#### EXERCISE GOAL
Write out, word for word, every line from the first one through the line that holds "type Pt = [number, number];", and nothing else; skip the pictures.

------ SOURCE MATERIAL ------

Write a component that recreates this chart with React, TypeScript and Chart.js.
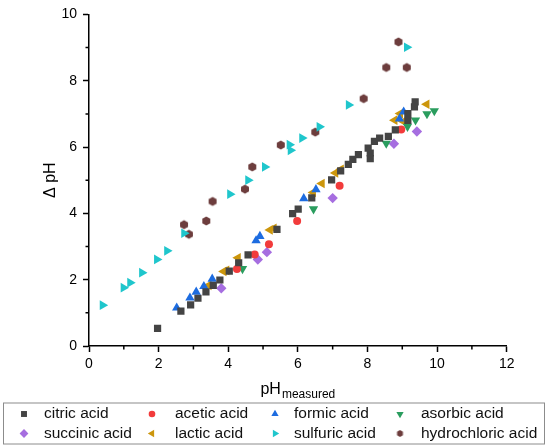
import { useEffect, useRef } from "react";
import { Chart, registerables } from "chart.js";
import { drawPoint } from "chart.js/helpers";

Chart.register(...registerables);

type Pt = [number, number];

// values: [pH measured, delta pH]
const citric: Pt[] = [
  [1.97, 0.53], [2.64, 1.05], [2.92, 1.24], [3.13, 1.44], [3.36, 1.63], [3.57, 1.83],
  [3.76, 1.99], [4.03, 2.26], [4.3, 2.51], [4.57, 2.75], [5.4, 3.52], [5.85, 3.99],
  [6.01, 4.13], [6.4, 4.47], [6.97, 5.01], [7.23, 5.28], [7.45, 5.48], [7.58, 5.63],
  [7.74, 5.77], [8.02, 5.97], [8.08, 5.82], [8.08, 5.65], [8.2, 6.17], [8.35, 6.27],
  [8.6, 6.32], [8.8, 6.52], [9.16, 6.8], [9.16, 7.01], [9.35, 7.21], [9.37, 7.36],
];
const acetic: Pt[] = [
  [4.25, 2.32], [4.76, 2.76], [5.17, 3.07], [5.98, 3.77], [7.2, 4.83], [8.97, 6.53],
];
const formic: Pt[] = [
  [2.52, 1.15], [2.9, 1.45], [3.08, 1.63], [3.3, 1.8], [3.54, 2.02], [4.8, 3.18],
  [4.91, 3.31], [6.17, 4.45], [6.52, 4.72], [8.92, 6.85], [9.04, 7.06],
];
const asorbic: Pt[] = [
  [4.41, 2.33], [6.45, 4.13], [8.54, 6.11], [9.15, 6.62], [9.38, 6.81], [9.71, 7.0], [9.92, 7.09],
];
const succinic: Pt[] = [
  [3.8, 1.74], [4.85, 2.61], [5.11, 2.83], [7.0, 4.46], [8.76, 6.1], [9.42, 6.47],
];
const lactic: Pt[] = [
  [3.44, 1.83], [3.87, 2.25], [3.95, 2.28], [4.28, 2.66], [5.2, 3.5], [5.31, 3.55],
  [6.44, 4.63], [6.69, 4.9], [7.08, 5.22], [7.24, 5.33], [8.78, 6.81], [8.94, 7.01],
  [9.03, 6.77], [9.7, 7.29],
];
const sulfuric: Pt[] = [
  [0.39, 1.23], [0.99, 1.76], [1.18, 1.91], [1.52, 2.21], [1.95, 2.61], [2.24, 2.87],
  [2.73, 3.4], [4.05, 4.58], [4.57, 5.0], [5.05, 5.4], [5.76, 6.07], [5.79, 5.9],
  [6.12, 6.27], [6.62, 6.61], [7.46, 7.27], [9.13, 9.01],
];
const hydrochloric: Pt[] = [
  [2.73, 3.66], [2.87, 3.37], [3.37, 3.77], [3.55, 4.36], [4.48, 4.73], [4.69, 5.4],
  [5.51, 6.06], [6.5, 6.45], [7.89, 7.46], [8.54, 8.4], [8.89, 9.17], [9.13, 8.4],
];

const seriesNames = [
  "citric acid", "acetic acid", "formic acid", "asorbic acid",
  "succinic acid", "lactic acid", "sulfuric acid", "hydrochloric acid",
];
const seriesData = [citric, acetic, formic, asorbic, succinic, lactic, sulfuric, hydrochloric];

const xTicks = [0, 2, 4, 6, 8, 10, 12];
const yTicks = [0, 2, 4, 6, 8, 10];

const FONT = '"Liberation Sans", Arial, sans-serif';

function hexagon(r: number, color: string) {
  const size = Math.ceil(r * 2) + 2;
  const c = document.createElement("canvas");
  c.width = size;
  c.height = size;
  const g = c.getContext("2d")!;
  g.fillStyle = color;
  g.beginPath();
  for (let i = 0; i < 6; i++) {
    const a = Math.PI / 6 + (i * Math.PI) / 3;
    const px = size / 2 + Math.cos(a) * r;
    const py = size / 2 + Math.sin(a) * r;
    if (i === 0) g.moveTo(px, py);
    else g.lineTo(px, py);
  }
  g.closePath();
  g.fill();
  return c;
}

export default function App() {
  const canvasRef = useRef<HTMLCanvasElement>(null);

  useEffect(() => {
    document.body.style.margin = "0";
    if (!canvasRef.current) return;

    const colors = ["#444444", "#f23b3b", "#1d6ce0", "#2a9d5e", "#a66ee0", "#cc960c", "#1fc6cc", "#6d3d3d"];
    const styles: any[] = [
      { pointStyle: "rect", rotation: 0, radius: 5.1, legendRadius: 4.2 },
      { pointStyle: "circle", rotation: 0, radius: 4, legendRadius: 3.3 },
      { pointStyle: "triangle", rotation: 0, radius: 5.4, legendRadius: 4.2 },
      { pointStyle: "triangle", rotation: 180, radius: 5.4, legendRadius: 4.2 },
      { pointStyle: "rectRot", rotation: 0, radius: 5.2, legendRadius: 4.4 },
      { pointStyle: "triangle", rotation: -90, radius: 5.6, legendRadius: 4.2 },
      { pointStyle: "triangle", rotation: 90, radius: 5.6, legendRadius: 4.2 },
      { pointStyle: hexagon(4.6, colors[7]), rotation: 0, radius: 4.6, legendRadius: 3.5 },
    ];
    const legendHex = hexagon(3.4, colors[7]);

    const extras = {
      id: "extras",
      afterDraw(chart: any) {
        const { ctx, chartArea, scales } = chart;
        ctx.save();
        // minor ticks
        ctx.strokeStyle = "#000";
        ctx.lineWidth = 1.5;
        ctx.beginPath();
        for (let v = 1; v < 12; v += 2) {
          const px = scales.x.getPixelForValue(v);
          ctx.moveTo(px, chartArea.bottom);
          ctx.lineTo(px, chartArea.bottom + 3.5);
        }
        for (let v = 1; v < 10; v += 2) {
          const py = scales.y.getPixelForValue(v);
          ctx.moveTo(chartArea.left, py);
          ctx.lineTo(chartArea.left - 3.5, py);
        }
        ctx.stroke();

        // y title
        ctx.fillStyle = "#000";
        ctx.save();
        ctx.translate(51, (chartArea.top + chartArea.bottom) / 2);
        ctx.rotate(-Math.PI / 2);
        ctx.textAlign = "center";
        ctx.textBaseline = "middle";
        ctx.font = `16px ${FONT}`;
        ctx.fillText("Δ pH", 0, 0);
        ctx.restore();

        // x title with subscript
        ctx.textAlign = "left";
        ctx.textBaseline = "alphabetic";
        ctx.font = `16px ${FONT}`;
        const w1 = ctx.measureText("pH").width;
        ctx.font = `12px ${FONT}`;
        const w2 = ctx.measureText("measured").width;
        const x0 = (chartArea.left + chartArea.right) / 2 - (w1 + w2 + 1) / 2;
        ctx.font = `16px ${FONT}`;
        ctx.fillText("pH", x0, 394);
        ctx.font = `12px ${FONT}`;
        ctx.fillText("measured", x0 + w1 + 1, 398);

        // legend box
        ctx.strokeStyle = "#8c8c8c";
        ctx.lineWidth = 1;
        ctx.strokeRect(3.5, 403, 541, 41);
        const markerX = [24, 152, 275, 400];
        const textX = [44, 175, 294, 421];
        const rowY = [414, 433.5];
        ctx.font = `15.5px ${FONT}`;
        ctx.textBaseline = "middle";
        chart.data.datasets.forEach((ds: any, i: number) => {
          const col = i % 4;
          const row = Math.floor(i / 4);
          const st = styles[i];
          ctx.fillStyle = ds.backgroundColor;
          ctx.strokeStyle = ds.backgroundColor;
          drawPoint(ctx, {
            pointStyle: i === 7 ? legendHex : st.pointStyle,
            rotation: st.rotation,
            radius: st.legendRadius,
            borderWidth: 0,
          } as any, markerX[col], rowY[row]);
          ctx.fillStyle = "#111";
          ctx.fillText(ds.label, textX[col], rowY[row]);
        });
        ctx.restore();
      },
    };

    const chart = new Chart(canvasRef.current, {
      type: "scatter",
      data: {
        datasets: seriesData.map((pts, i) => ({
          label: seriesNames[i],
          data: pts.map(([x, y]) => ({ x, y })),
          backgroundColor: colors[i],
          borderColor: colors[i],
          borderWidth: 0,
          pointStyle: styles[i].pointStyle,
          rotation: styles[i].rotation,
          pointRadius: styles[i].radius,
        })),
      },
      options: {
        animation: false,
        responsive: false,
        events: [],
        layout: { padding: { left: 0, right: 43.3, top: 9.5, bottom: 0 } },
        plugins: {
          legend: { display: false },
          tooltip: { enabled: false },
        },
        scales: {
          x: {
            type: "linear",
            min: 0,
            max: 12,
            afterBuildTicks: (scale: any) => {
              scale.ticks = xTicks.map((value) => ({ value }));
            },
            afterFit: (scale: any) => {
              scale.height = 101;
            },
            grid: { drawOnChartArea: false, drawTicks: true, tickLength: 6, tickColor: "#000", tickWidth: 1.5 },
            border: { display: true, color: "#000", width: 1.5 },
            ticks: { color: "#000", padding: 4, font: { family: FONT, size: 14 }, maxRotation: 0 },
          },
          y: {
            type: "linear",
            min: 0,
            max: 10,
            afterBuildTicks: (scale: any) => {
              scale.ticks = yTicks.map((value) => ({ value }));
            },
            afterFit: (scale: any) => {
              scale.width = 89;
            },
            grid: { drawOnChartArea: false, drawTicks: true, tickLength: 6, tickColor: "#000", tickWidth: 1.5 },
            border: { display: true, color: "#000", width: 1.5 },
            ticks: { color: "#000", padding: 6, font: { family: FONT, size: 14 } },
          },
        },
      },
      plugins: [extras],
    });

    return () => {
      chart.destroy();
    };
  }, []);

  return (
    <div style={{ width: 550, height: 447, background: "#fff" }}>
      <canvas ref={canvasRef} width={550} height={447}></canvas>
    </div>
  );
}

------

#### SOLVED EXERCISE
Write a component that recreates this chart with React, TypeScript and Chart.js.
import { useEffect, useRef } from "react";
import { Chart, registerables } from "chart.js";
import { drawPoint } from "chart.js/helpers";

Chart.register(...registerables);

type Pt = [number, number];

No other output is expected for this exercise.